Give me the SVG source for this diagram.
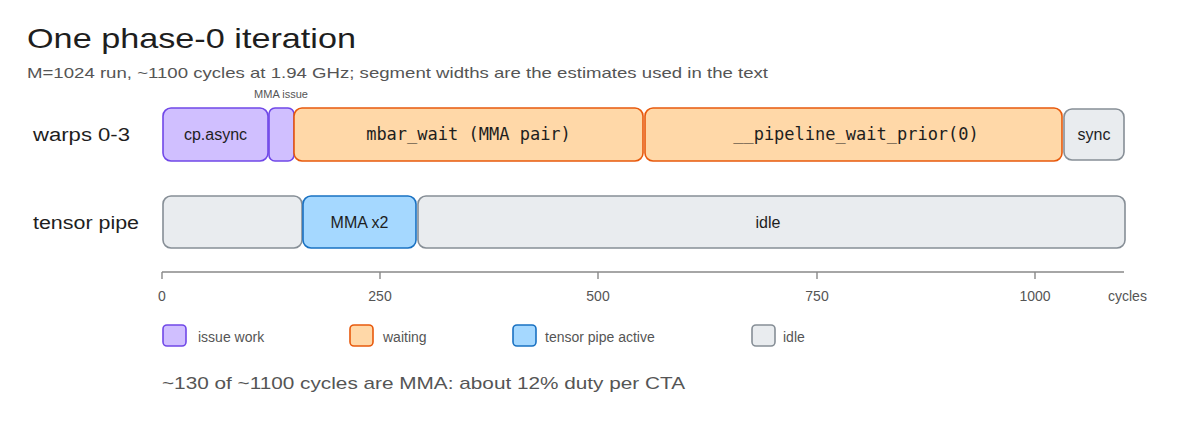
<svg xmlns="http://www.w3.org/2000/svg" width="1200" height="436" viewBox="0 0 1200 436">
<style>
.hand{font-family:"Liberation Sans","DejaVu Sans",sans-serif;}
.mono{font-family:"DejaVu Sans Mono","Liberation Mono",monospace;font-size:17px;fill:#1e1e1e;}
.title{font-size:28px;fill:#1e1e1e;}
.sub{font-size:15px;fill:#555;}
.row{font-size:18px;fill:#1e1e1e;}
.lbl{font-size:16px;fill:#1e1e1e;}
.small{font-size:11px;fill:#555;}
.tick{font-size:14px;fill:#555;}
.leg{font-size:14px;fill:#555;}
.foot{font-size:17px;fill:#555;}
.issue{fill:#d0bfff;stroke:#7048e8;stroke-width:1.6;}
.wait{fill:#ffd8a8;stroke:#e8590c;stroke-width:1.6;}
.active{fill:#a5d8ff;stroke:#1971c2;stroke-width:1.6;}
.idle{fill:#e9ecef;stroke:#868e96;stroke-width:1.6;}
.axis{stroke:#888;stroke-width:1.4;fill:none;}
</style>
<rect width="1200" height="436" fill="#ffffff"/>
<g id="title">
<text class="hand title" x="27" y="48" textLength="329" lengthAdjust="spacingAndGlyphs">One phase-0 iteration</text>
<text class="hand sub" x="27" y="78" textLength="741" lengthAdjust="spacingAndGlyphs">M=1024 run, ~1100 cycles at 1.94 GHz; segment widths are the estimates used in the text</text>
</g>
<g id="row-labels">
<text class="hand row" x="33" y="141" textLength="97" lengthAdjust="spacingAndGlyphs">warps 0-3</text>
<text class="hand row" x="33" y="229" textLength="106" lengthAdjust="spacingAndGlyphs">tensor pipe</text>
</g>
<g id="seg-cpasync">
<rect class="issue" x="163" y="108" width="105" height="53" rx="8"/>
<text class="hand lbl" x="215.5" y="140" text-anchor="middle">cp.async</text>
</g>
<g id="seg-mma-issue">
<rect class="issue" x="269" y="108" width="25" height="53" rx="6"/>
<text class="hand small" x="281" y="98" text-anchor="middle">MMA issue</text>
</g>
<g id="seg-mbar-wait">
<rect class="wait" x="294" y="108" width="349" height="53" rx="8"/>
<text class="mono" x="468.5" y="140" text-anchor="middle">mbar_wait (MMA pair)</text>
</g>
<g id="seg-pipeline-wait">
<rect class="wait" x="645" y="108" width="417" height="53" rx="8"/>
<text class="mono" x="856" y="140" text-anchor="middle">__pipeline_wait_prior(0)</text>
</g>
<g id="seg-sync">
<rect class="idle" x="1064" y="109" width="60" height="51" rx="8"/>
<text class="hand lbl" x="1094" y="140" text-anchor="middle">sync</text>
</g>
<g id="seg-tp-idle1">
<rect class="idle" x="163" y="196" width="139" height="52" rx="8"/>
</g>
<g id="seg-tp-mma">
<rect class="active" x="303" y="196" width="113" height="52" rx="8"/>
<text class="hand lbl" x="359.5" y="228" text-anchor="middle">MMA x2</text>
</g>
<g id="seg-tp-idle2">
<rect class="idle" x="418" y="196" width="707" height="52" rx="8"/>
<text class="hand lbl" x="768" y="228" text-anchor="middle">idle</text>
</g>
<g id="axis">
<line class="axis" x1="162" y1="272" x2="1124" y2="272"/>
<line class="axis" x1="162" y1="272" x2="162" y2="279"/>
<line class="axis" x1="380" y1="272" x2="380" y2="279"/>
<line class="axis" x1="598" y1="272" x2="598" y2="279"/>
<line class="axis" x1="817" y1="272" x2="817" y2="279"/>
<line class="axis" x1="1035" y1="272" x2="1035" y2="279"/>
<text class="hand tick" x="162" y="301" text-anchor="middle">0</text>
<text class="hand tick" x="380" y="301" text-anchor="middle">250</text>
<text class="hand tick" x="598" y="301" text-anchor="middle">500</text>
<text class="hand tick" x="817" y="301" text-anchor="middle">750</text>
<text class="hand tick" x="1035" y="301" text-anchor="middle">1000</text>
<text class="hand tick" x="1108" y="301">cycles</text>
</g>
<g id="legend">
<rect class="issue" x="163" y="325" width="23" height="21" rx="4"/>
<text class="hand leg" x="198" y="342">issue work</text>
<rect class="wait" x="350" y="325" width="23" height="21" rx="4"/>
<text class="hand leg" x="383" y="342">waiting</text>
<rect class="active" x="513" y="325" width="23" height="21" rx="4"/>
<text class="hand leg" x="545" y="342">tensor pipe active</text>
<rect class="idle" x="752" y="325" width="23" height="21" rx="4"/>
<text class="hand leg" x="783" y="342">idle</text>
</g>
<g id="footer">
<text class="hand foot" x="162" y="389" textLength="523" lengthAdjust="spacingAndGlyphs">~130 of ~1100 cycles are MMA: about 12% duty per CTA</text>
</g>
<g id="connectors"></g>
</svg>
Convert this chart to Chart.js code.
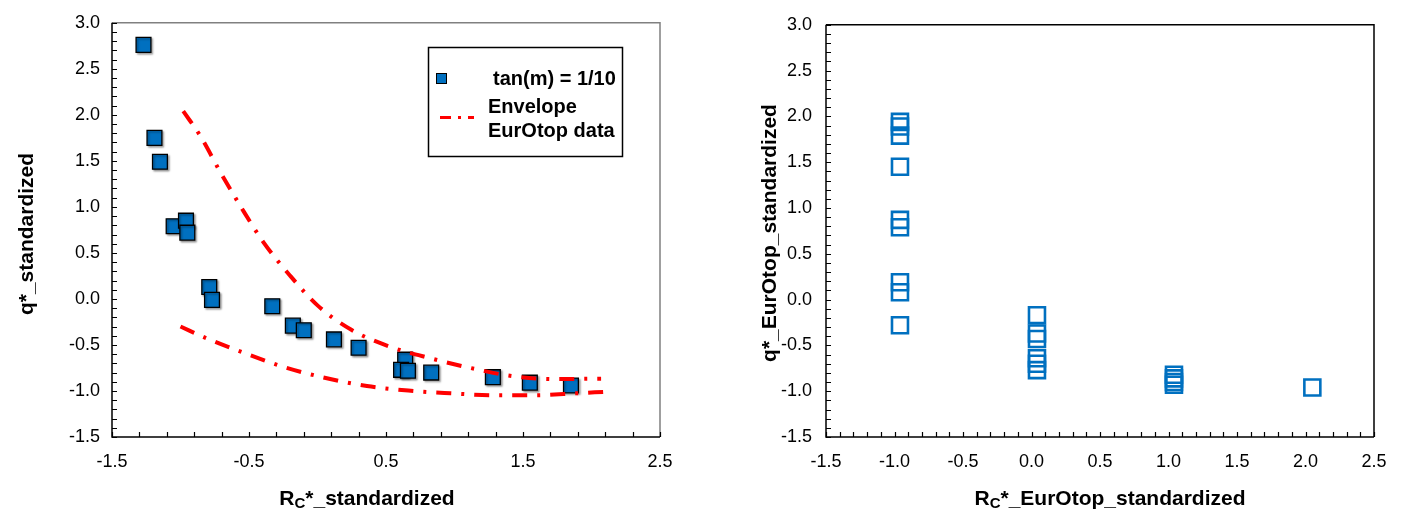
————
Retype everything in the material word for word, minus pictures.

Give me the SVG source for this diagram.
<svg xmlns="http://www.w3.org/2000/svg" width="1200" height="436" viewBox="0 0 1200 436">
<style>
.hand{font-family:"Liberation Sans","DejaVu Sans",sans-serif;}
.mono{font-family:"DejaVu Sans Mono","Liberation Mono",monospace;font-size:17px;fill:#1e1e1e;}
.title{font-size:28px;fill:#1e1e1e;}
.sub{font-size:15px;fill:#555;}
.row{font-size:18px;fill:#1e1e1e;}
.lbl{font-size:16px;fill:#1e1e1e;}
.small{font-size:11px;fill:#555;}
.tick{font-size:14px;fill:#555;}
.leg{font-size:14px;fill:#555;}
.foot{font-size:17px;fill:#555;}
.issue{fill:#d0bfff;stroke:#7048e8;stroke-width:1.6;}
.wait{fill:#ffd8a8;stroke:#e8590c;stroke-width:1.6;}
.active{fill:#a5d8ff;stroke:#1971c2;stroke-width:1.6;}
.idle{fill:#e9ecef;stroke:#868e96;stroke-width:1.6;}
.axis{stroke:#888;stroke-width:1.4;fill:none;}
</style>
<rect width="1200" height="436" fill="#ffffff"/>
<g id="title">
<text class="hand title" x="27" y="48" textLength="329" lengthAdjust="spacingAndGlyphs">One phase-0 iteration</text>
<text class="hand sub" x="27" y="78" textLength="741" lengthAdjust="spacingAndGlyphs">M=1024 run, ~1100 cycles at 1.94 GHz; segment widths are the estimates used in the text</text>
</g>
<g id="row-labels">
<text class="hand row" x="33" y="141" textLength="97" lengthAdjust="spacingAndGlyphs">warps 0-3</text>
<text class="hand row" x="33" y="229" textLength="106" lengthAdjust="spacingAndGlyphs">tensor pipe</text>
</g>
<g id="seg-cpasync">
<rect class="issue" x="163" y="108" width="105" height="53" rx="8"/>
<text class="hand lbl" x="215.5" y="140" text-anchor="middle">cp.async</text>
</g>
<g id="seg-mma-issue">
<rect class="issue" x="269" y="108" width="25" height="53" rx="6"/>
<text class="hand small" x="281" y="98" text-anchor="middle">MMA issue</text>
</g>
<g id="seg-mbar-wait">
<rect class="wait" x="294" y="108" width="349" height="53" rx="8"/>
<text class="mono" x="468.5" y="140" text-anchor="middle">mbar_wait (MMA pair)</text>
</g>
<g id="seg-pipeline-wait">
<rect class="wait" x="645" y="108" width="417" height="53" rx="8"/>
<text class="mono" x="856" y="140" text-anchor="middle">__pipeline_wait_prior(0)</text>
</g>
<g id="seg-sync">
<rect class="idle" x="1064" y="109" width="60" height="51" rx="8"/>
<text class="hand lbl" x="1094" y="140" text-anchor="middle">sync</text>
</g>
<g id="seg-tp-idle1">
<rect class="idle" x="163" y="196" width="139" height="52" rx="8"/>
</g>
<g id="seg-tp-mma">
<rect class="active" x="303" y="196" width="113" height="52" rx="8"/>
<text class="hand lbl" x="359.5" y="228" text-anchor="middle">MMA x2</text>
</g>
<g id="seg-tp-idle2">
<rect class="idle" x="418" y="196" width="707" height="52" rx="8"/>
<text class="hand lbl" x="768" y="228" text-anchor="middle">idle</text>
</g>
<g id="axis">
<line class="axis" x1="162" y1="272" x2="1124" y2="272"/>
<line class="axis" x1="162" y1="272" x2="162" y2="279"/>
<line class="axis" x1="380" y1="272" x2="380" y2="279"/>
<line class="axis" x1="598" y1="272" x2="598" y2="279"/>
<line class="axis" x1="817" y1="272" x2="817" y2="279"/>
<line class="axis" x1="1035" y1="272" x2="1035" y2="279"/>
<text class="hand tick" x="162" y="301" text-anchor="middle">0</text>
<text class="hand tick" x="380" y="301" text-anchor="middle">250</text>
<text class="hand tick" x="598" y="301" text-anchor="middle">500</text>
<text class="hand tick" x="817" y="301" text-anchor="middle">750</text>
<text class="hand tick" x="1035" y="301" text-anchor="middle">1000</text>
<text class="hand tick" x="1108" y="301">cycles</text>
</g>
<g id="legend">
<rect class="issue" x="163" y="325" width="23" height="21" rx="4"/>
<text class="hand leg" x="198" y="342">issue work</text>
<rect class="wait" x="350" y="325" width="23" height="21" rx="4"/>
<text class="hand leg" x="383" y="342">waiting</text>
<rect class="active" x="513" y="325" width="23" height="21" rx="4"/>
<text class="hand leg" x="545" y="342">tensor pipe active</text>
<rect class="idle" x="752" y="325" width="23" height="21" rx="4"/>
<text class="hand leg" x="783" y="342">idle</text>
</g>
<g id="footer">
<text class="hand foot" x="162" y="389" textLength="523" lengthAdjust="spacingAndGlyphs">~130 of ~1100 cycles are MMA: about 12% duty per CTA</text>
</g>
<g id="connectors"></g>
</svg>
Convert this chart to Chart.js code.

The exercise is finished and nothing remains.